If your politics lean left and you dread the dinner table conversation with your conservative relatives at the next holiday get-together, here’s what you do. Recommend they see Seth Rogen and Charlize Theron in the wish-fulfillment romantic comedy Long Shot and tell them they’ll love it. They may never talk to you again.
The Democrat from Pennsylvania, Charlotte Field (Charlize Theron) is the current Secretary of State with an eye to running for president. She’s gifted, intelligent, poised, and with her natural good looks, perfect for the camera, plus her approval ratings are high in almost every category, except one – her humor. According to the polls, when it comes to wit, she lacks that certain something in her speeches. The message itself is fine, if only she could make things sound a little more, well, playful, more relatable. “Okay, fine,” she states when told her elbow movement makes people feel uncomfortable, “I’ll work on the wave.”
Fred Flarsky (Seth Rogen) is a journalist. He’s unkempt, argumentative, and snarky. In other words, he’s playing anything you’ve ever seen before by Seth Rogan. And now he’s unemployed. He can’t stand the idea that his employers have sold out to a Rupert Murdoch media mogul type called Parker Wembley (an unrecognizable Andy Serkis), so he does what every hothead does when sticking to his principles – he quits. Then, a chance meeting at a fundraising event reunites Fred with Charlotte. They knew one another. They grew up living next door to each other. When he was thirteen, she was the sixteen-year-old babysitter, and he had the biggest crush. He still does, but it’s not quite the same when your teenage babysitter grew to be one of the most influential and powerful women in the world and you’re still Seth Rogan.
Charlotte needs a speechwriter that can inject a sense of humor. Fred is unemployed. After reading much of his work online and liking the humor and the political angle of his writing, Charlotte hires him to punch-up her speeches. “You get me, Fred,” she tells him. And though you’ll never believe it – it’s a really tough hurdle to climb – the accomplished, sophisticated, stylish, not to mention drop-dead gorgeous politician with a potentially huge political future falls in love with the slovenly bearded and often downright annoying schlub who favors the vagrant look, even though it could ruin her potential presidential chances. As Charlotte’s key adviser Maggie (June Diane Raphael) points out, the ‘optics’ of Fred being seen with Charlotte in public is not good.

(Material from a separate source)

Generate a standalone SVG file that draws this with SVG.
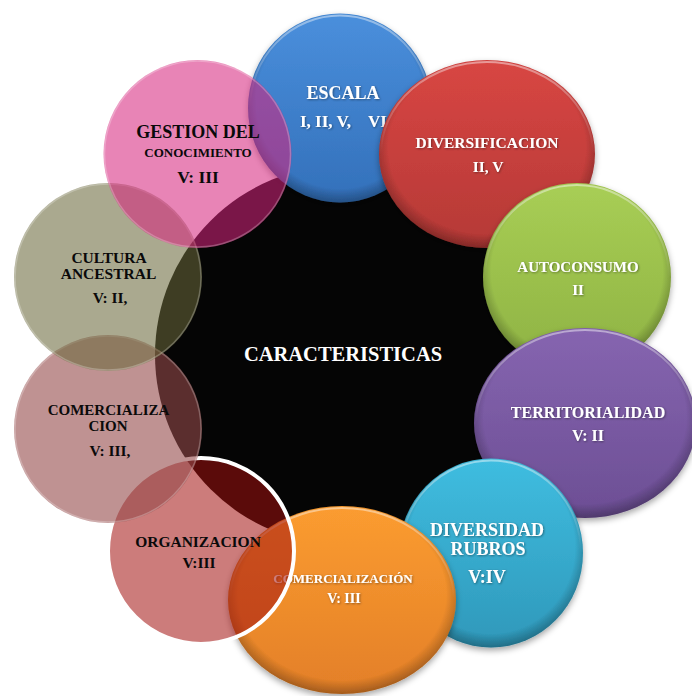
<svg xmlns="http://www.w3.org/2000/svg" width="692" height="696" viewBox="0 0 692 696">
<defs>
<style>
text{font-family:"Liberation Serif","Times New Roman",serif;font-weight:bold;text-anchor:middle}
.w{fill:#ffffff}
.k{fill:#0a0a0a}
.sh{filter:url(#ds)}
.ts{filter:url(#tsh)}
</style>
<filter id="ds" x="-20%" y="-20%" width="140%" height="140%">
<feDropShadow dx="0" dy="3" stdDeviation="3" flood-color="#000" flood-opacity="0.35"/>
</filter>
<filter id="tsh" x="-10%" y="-30%" width="120%" height="160%">
<feDropShadow dx="0.8" dy="0.8" stdDeviation="0.8" flood-color="#000" flood-opacity="0.45"/>
</filter>
<radialGradient id="bev" cx="0.5" cy="0.47" r="0.53">
<stop offset="0.86" stop-color="#000" stop-opacity="0"/>
<stop offset="1" stop-color="#000" stop-opacity="0.28"/>
</radialGradient>
<linearGradient id="hl" x1="0" y1="0" x2="0" y2="1">
<stop offset="0" stop-color="#fff" stop-opacity="0.45"/>
<stop offset="0.5" stop-color="#fff" stop-opacity="0"/>
</linearGradient>
<linearGradient id="gBlue" x1="0" y1="0" x2="0" y2="1"><stop offset="0" stop-color="#4a8fdc"/><stop offset="1" stop-color="#3370ba"/></linearGradient>
<linearGradient id="gRed" x1="0" y1="0" x2="0" y2="1"><stop offset="0" stop-color="#d84643"/><stop offset="1" stop-color="#b53936"/></linearGradient>
<linearGradient id="gGreen" x1="0" y1="0" x2="0" y2="1"><stop offset="0" stop-color="#a8ce55"/><stop offset="1" stop-color="#8eb243"/></linearGradient>
<linearGradient id="gPurple" x1="0" y1="0" x2="0" y2="1"><stop offset="0" stop-color="#8665b0"/><stop offset="1" stop-color="#6c4e94"/></linearGradient>
<linearGradient id="gCyan" x1="0" y1="0" x2="0" y2="1"><stop offset="0" stop-color="#3fbde0"/><stop offset="1" stop-color="#2f98ba"/></linearGradient>
<linearGradient id="gOrange" x1="0" y1="0" x2="0" y2="1"><stop offset="0" stop-color="#fb9c30"/><stop offset="1" stop-color="#e37f28"/></linearGradient>
</defs>
<rect width="692" height="696" fill="#ffffff"/>

<g id="connectors"></g>

<g id="node-center">
<circle cx="345" cy="355" r="190" fill="#050505"/>
<text class="w" x="343" y="361" font-size="20.5">CARACTERISTICAS</text>
</g>

<g id="node-escala" class="sh">
<ellipse cx="340" cy="108" rx="92" ry="94.5" fill="url(#gBlue)"/>
<ellipse cx="340" cy="108" rx="92" ry="94.5" fill="url(#bev)"/>
<ellipse cx="340" cy="108" rx="90" ry="92.5" fill="none" stroke="url(#hl)" stroke-width="2"/>
<text class="w ts" x="343" y="99" font-size="18">ESCALA</text>
<text class="w ts" y="127" font-size="17" style="text-anchor:start" xml:space="preserve"><tspan x="300">I, II, V,</tspan><tspan x="368">VI</tspan></text>
</g>

<g id="node-diversificacion" class="sh">
<ellipse cx="487" cy="154" rx="108" ry="94" fill="url(#gRed)"/>
<ellipse cx="487" cy="154" rx="108" ry="94" fill="url(#bev)"/>
<ellipse cx="487" cy="154" rx="106" ry="92" fill="none" stroke="url(#hl)" stroke-width="2"/>
<text class="w ts" x="487" y="148" font-size="15.5">DIVERSIFICACION</text>
<text class="w ts" x="488" y="172" font-size="15.5">II, V</text>
</g>

<g id="node-autoconsumo" class="sh">
<ellipse cx="577" cy="277" rx="94" ry="94" fill="url(#gGreen)"/>
<ellipse cx="577" cy="277" rx="94" ry="94" fill="url(#bev)"/>
<ellipse cx="577" cy="277" rx="92" ry="92" fill="none" stroke="url(#hl)" stroke-width="2"/>
<text class="w ts" x="578" y="272" font-size="15">AUTOCONSUMO</text>
<text class="w ts" x="578" y="295" font-size="15">II</text>
</g>

<g id="node-territorialidad" class="sh">
<ellipse cx="585" cy="423" rx="111" ry="95" fill="url(#gPurple)"/>
<ellipse cx="585" cy="423" rx="111" ry="95" fill="url(#bev)"/>
<ellipse cx="585" cy="423" rx="109" ry="93" fill="none" stroke="url(#hl)" stroke-width="2"/>
<text class="w ts" x="588" y="418" font-size="16">TERRITORIALIDAD</text>
<text class="w ts" x="588" y="441" font-size="16">V: II</text>
</g>

<g id="node-diversidad" class="sh">
<ellipse cx="491" cy="553" rx="92" ry="94.5" fill="url(#gCyan)"/>
<ellipse cx="491" cy="553" rx="92" ry="94.5" fill="url(#bev)"/>
<ellipse cx="491" cy="553" rx="90" ry="92.5" fill="none" stroke="url(#hl)" stroke-width="2"/>
<text class="w ts" x="487" y="536" font-size="18">DIVERSIDAD</text>
<text class="w ts" x="488" y="555" font-size="18">RUBROS</text>
<text class="w ts" x="487" y="583" font-size="18">V:IV</text>
</g>

<g id="node-comercializacion-1" class="sh">
<ellipse cx="342" cy="600" rx="114" ry="94" fill="url(#gOrange)"/>
<ellipse cx="342" cy="600" rx="114" ry="94" fill="url(#bev)"/>
<ellipse cx="342" cy="600" rx="112" ry="92" fill="none" stroke="url(#hl)" stroke-width="2"/>
<text class="w ts" x="343" y="583" font-size="13">COMERCIALIZACIÓN</text>
<text class="w ts" x="344" y="603" font-size="14">V: III</text>
</g>

<g id="node-organizacion">
<circle cx="201" cy="551" r="93" fill="#a3100e" fill-opacity="0.55" stroke="#ffffff" stroke-width="4"/>
<text class="k" x="198" y="547" font-size="15.5">ORGANIZACION</text>
<text class="k" x="199" y="568" font-size="15.5">V:III</text>
</g>

<g id="node-comercializacion-2">
<circle cx="108" cy="429" r="94" fill="#944a4a" fill-opacity="0.6"/>
<circle cx="108" cy="429" r="93" fill="none" stroke="#ffffff" stroke-opacity="0.25" stroke-width="1.5"/>
<text class="k" x="108.5" y="415" font-size="15">COMERCIALIZA</text>
<text class="k" x="108" y="431" font-size="15">CION</text>
<text class="k" x="110" y="456" font-size="15.5">V: III,</text>
</g>

<g id="node-cultura">
<circle cx="108" cy="277" r="94" fill="#69673a" fill-opacity="0.57"/>
<circle cx="108" cy="277" r="93" fill="none" stroke="#ffffff" stroke-opacity="0.25" stroke-width="1.5"/>
<text class="k" x="109" y="263" font-size="15.5">CULTURA</text>
<text class="k" x="108.5" y="279" font-size="15.5">ANCESTRAL</text>
<text class="k" x="110" y="303" font-size="15.5">V: II,</text>
</g>

<g id="node-gestion">
<circle cx="197.5" cy="154" r="94" fill="#d6247d" fill-opacity="0.56"/>
<circle cx="197.5" cy="154" r="93" fill="none" stroke="#ffffff" stroke-opacity="0.25" stroke-width="1.5"/>
<text class="k" x="198" y="138" font-size="18">GESTION DEL</text>
<text class="k" x="198" y="157" font-size="13">CONOCIMIENTO</text>
<text class="k" x="198" y="183" font-size="17.5">V: III</text>
</g>
</svg>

Make no mistake, Long Shot is raunchy comedy. Adults act like adolescents, F-bombs drop, drugs are consumed, and sophomoric humor abounds. Yet the film is funny, often very funny with several big laughs. It’s even endearing. Plus, the wish-fulfillment factor of a horny teenager’s sexual fantasy is fully realized. By having sex with the Secretary of State, Fred is also finally making it with the babysitter. After being caught in a compromising position with Charlotte by her bodyguard (Tristan D. Lalla), Fred later asks the guy if he’d keep things to himself. “No one would believe me, anyway,” responds the guard.
There are also thinly-veiled jabs at Fox Cable News, here called Wembley Cable, and how it reports things with its own certain take on events, including a funny parody of the three talking heads of Fox & Friends with a great final reel payoff. Ever since seeing the clip where the three hosts on the couch unforgivably called Mister Rogers evil – no joke, they actually called him “evil” – insisting that he ruined a generation of children by telling them they were special, if anyone needs to be the merciless target of satire it has to be those three dunderheads.
The opening sequence with Fred undercover at a right-wing nationalist meeting is unpleasantly strained in both look and language as if it’s setting the tone for a completely different film. Plus, even though Charlotte often tells Fred how well he writes, we never really get to hear much of his work in action. We just have to take Charlotte’s word for it. But the script by Dan Sterling and Liz Hannah has plenty of good lines of its own. When Charlotte orders a limo to pick Fred up from Brooklyn in order to bring him all the way to Washington to tell him privately that she’s considering running for president, Fred, still wondering why he’s even there, replies, “Great. Are you telling each American individually?” And later, when arriving in Buenos Aires as part of Charlotte’s planet-saving Global Rehabilitation Initiative Tour, Fred observes, “I think the guys who killed my grandparents are hiding out here somewhere.”
The film’s title can mean one of two things. Either it’s the odds against Charlotte becoming the nation’s first female president or it refers to the chances that someone like Charlotte in her position could ever seriously fall for someone like Fred. Or it’s both, considering that one can ruin the political chances of the other. But when you think of it, in a world where a married reality TV presenter is now president and is confirmed to have paid hush money via his lawyer to a porn star with whom he had an affair and yet can still garner the support of most of the country’s evangelists, any wild and crazy fantasy in the world of politics is up for grabs.